- Requirements -
Filter the records below and copy every line containing the word "this".
#####
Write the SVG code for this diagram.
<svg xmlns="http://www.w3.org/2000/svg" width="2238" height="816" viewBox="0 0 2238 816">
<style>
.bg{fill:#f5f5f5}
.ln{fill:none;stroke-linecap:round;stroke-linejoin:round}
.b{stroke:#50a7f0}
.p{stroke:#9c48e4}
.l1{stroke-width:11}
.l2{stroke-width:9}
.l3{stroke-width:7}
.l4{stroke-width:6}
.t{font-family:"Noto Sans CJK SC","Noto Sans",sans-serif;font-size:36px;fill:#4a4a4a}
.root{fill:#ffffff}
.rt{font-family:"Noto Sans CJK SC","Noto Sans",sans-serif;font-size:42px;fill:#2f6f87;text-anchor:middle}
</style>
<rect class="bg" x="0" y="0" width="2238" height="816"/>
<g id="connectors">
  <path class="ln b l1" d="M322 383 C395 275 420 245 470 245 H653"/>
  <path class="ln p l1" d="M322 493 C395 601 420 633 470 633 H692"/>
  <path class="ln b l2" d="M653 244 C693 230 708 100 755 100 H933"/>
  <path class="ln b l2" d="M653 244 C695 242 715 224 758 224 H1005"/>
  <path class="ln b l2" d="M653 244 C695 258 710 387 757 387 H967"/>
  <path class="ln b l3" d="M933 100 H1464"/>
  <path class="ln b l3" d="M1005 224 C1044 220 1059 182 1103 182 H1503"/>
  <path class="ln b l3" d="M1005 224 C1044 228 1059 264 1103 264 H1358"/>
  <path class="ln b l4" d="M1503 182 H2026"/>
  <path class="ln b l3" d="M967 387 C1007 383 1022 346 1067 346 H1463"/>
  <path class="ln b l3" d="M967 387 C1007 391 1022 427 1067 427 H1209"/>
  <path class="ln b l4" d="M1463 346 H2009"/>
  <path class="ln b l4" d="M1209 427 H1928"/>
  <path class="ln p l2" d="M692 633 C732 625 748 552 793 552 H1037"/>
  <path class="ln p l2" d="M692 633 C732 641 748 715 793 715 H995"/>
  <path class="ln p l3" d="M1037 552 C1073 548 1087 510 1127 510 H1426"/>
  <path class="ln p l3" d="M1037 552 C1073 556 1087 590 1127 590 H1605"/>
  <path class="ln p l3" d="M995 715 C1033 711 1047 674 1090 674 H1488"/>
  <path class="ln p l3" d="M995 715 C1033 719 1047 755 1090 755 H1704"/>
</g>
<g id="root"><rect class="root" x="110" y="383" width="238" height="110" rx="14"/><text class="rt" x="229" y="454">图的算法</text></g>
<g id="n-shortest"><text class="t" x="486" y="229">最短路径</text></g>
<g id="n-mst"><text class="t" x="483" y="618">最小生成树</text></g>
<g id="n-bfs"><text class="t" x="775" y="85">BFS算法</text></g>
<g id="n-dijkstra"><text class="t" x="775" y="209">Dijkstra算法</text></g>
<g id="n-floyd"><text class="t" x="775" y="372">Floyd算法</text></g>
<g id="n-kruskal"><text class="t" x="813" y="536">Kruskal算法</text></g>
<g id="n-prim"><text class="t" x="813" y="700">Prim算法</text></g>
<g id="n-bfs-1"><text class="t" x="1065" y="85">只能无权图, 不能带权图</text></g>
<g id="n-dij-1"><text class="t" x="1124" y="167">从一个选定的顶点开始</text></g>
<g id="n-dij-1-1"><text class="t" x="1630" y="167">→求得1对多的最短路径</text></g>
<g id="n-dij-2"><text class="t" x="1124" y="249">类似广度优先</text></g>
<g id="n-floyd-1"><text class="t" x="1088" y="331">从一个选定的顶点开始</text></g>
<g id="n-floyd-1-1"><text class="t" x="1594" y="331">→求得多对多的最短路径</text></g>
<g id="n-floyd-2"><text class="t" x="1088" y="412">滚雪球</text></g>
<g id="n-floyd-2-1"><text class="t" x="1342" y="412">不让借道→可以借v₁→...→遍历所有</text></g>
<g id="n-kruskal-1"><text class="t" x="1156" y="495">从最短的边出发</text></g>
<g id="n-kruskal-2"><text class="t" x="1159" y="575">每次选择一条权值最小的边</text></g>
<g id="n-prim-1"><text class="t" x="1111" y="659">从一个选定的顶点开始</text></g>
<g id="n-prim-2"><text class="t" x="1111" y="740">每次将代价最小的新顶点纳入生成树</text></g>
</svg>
#####
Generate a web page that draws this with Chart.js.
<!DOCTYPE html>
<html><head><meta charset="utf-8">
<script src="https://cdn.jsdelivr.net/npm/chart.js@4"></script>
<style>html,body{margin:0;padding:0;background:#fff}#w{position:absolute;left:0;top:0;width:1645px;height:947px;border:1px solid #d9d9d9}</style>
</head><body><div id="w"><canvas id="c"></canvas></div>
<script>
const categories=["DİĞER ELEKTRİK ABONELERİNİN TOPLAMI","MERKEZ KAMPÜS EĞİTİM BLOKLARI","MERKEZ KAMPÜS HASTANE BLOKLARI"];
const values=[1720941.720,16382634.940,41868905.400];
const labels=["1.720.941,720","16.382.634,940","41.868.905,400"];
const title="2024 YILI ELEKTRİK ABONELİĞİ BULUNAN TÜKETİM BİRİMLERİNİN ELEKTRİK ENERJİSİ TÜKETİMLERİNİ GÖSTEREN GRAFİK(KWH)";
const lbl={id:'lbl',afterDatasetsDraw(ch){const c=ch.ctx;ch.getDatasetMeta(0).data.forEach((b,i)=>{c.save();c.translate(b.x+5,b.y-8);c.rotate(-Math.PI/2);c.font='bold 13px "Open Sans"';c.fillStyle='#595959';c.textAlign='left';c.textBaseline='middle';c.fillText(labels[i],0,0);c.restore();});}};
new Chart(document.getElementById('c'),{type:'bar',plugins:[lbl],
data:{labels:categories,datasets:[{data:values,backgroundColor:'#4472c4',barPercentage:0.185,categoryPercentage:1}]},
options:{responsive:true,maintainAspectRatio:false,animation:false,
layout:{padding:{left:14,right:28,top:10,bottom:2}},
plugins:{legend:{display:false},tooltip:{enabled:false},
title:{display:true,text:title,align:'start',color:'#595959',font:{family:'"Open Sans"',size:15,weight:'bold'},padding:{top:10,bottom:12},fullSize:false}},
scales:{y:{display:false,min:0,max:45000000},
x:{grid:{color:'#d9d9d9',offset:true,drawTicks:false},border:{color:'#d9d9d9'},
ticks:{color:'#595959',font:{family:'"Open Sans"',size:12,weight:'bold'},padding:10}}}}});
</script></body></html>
#####
- In response -
Write the SVG code for this diagram.
Generate a web page that draws this with Chart.js.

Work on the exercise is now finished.